Rewinding a bit, what did I mean when I said that things aren’t “free” but are rather “included”?

Let’s say someone offers me a paper plate with a slice of pie. Technically it’s “free” but is it? I’m on the hook for being at the event with the free pie, whatever it is, which means I’ve probably either paid to get in, I’m volunteering with cleanup, or at the very least I paid to get there and traded my time for this over any other options. Also, I’ll have to deal with the caloric intake of the slice of pie itself and, in my case, checking the clock because I can’t eat within three hours of bedtime.

Everything is a tradeoff.

In this case, the reward points that my husband and I used for our trip could have come from two sources: his business travel and our credit card usage.

The tradeoff for the frequent business travel is that we often can’t be together. He traveled something like 21 out of the last 50 weeks, sometimes for a week at a time. We haven’t been married so long that we quit liking each other or anything.

The tradeoff for the points cards is that they have an annual fee. They require a certain credit profile, which not everyone can manage, and they require artful juggling to make sure that we don’t carry a balance.

In other words, this trip is not only something that not everyone could do, it’s something that not everyone would even want to do.

Another way that we did not travel for “free” is that we paid for a bunch of stuff that is not available through points, not that we know of anyway. We ate meals, some in restaurants and some from grocery stores. We paid admission to museums and historical sites. We rode all sorts of public transit, from the tram to the water bus. We even paid cash to use the restroom.

It’s a bad idea to imagine that you can travel for “free.” It can be either a form of abundance mindset or of scarcity, and as we all know scarcity mindset spreads like mold. It seems that most people who want to travel on a tight budget will get so fixated on their bargains and extracting value that it prevents them from having a good time.

It’s also rough on the communities.

Let me throw in there that I’ve had occasion to live in a resort area more than once. It’s not my preference. Why? Right now we live on a pier. What people basically do is come to our neighborhood on the weekend to get drunk and leave a bunch of trash and broken bottles, then drag their crying kids around or get into domestic arguments, sometimes within earshot of our living room. Every single one of them is hellbent on sneaking into our parking lot because they don’t believe they should have to pay one red cent toward our personal apartment complex or municipal expenses. Such as trash pickup, parking lots, road maintenance, or policing their drunken butts.

I don’t want to be that kind of tourist, the one who brings a cooler from home and feels like local people are trying to rob them.

I’d rather be mildly interesting, a middle-aged lady with a big backpack going somewhere cool. Want to come along?

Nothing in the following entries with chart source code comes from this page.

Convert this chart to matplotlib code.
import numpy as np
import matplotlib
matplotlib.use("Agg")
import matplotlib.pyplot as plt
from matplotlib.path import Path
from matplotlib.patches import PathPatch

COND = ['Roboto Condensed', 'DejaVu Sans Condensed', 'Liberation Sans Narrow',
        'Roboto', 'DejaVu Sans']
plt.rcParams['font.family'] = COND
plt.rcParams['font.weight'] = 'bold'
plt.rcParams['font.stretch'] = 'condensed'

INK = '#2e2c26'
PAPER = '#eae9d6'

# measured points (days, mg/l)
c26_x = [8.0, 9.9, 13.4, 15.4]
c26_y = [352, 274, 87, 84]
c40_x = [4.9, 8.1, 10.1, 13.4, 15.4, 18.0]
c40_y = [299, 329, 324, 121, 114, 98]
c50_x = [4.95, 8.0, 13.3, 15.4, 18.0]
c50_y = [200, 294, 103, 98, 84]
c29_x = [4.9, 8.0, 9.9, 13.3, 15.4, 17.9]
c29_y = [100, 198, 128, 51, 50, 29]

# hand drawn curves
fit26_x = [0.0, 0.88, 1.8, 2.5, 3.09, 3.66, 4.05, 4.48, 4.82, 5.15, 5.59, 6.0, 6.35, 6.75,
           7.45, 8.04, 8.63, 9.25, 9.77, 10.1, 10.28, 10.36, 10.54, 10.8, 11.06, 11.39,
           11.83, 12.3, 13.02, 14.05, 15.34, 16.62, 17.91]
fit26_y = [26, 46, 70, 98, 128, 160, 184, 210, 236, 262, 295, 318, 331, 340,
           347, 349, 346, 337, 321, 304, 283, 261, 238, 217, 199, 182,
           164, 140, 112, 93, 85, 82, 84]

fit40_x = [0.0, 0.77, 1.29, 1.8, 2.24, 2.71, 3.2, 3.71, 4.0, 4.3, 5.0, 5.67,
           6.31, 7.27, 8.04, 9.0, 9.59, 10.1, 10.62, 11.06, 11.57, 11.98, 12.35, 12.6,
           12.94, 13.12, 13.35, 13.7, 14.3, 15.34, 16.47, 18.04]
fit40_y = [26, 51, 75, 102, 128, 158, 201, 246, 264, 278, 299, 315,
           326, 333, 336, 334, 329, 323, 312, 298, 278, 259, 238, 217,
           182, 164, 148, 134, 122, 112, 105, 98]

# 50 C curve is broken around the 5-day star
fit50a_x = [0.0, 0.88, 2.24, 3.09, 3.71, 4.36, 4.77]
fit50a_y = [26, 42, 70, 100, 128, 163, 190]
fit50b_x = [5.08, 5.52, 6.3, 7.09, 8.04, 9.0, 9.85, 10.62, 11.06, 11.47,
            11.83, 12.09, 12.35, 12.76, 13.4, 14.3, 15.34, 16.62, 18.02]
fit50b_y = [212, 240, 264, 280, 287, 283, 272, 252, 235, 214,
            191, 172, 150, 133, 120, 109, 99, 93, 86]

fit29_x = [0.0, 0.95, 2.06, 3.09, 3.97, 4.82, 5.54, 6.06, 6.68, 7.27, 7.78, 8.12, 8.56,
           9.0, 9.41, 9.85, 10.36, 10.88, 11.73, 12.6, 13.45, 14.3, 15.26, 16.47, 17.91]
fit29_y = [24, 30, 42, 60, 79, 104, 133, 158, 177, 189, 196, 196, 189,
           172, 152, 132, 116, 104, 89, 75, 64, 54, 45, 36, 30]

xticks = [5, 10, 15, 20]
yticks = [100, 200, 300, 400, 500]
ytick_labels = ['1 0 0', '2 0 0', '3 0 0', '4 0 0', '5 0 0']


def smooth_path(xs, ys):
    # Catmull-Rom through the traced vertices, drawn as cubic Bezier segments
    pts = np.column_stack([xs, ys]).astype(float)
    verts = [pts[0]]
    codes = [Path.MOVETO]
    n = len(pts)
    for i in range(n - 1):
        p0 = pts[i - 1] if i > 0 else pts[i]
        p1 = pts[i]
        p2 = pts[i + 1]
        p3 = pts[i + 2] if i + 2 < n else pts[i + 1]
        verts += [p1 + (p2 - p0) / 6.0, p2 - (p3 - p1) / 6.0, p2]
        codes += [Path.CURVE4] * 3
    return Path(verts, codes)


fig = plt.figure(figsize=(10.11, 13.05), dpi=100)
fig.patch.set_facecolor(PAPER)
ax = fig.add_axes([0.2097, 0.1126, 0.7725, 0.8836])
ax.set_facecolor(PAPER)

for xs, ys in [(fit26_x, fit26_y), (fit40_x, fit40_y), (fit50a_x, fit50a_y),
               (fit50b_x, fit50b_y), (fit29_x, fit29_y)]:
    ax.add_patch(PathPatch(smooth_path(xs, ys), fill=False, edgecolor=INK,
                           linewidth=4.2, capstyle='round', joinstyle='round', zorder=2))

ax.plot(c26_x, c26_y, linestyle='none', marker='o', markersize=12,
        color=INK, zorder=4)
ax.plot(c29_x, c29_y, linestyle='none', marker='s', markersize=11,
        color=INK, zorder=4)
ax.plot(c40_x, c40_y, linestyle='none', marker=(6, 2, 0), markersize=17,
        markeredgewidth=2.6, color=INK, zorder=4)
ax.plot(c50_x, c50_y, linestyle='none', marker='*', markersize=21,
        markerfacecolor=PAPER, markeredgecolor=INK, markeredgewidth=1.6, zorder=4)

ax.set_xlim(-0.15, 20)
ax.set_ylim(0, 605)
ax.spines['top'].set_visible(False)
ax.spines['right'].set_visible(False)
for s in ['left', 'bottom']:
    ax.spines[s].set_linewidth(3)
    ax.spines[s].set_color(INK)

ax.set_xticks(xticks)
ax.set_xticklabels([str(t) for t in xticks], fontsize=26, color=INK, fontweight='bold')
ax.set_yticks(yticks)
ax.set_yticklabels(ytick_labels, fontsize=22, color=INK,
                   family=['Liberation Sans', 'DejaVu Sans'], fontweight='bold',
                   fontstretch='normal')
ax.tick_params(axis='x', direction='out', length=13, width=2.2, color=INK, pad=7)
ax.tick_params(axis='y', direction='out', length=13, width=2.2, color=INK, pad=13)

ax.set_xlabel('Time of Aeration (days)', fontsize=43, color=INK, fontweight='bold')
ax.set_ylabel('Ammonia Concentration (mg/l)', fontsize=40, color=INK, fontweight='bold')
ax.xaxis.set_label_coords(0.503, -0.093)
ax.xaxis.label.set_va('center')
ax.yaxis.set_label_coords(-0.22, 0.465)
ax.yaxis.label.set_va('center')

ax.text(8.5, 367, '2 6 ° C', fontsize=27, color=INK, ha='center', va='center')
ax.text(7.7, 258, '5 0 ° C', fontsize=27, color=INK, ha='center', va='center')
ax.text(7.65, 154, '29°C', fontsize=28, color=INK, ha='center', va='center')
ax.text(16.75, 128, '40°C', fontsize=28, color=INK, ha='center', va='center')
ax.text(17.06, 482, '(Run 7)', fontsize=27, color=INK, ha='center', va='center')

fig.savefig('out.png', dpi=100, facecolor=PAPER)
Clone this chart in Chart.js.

The way that we look at our points accrual is that it’s a sort of weird coupon for certain specific consumer habits. My hubby is rewarded for putting in mega-long hours at work and being the designated fix-it guy, the closer. We are both rewarded for committing financial transactions. We use these bizarre consumer bonuses to offset our spending in other areas, such as:

Eating at local restaurants

Shopping at the co-op grocery store

Riding public transit

Buying a book or travel gear from an independent bookstore

Contributing toward wilderness preservation, because birds

Supporting museums and historic sites, because if we don’t, who will?

We’d like to feel that we are contributing in some small way to the places that we go. We’ve seen a lot of preposterously bad behavior from fellow tourists during our travels. Sometimes it’s so embarrassing that we still talk about it years later, like the guy who demanded a guarantee that he would see a blue whale or his money back. Um, sir? They live in the sea, wild and free? They do not answer to thee or to me? Whales they be?

One fine day in Iceland, we were waiting for a tour bus when I saw a young woman drop her glove. I tried calling after her but it was pretty windy. She was walking so fast and that glove was obviously hand-knit, a beautiful fuchsia, days of effort. I ran after her and handed it over. I was rewarded by her thanks and the slight smiles and nods of the bystanders who saw. The GDP technically decreased that day because I destroyed the reason for someone to buy something new. In reality I know that I contributed to the community, not just of “people in the national park that day” but the international community, built on goodwill and mutual trust.

In other words, the foundational concepts of an economy.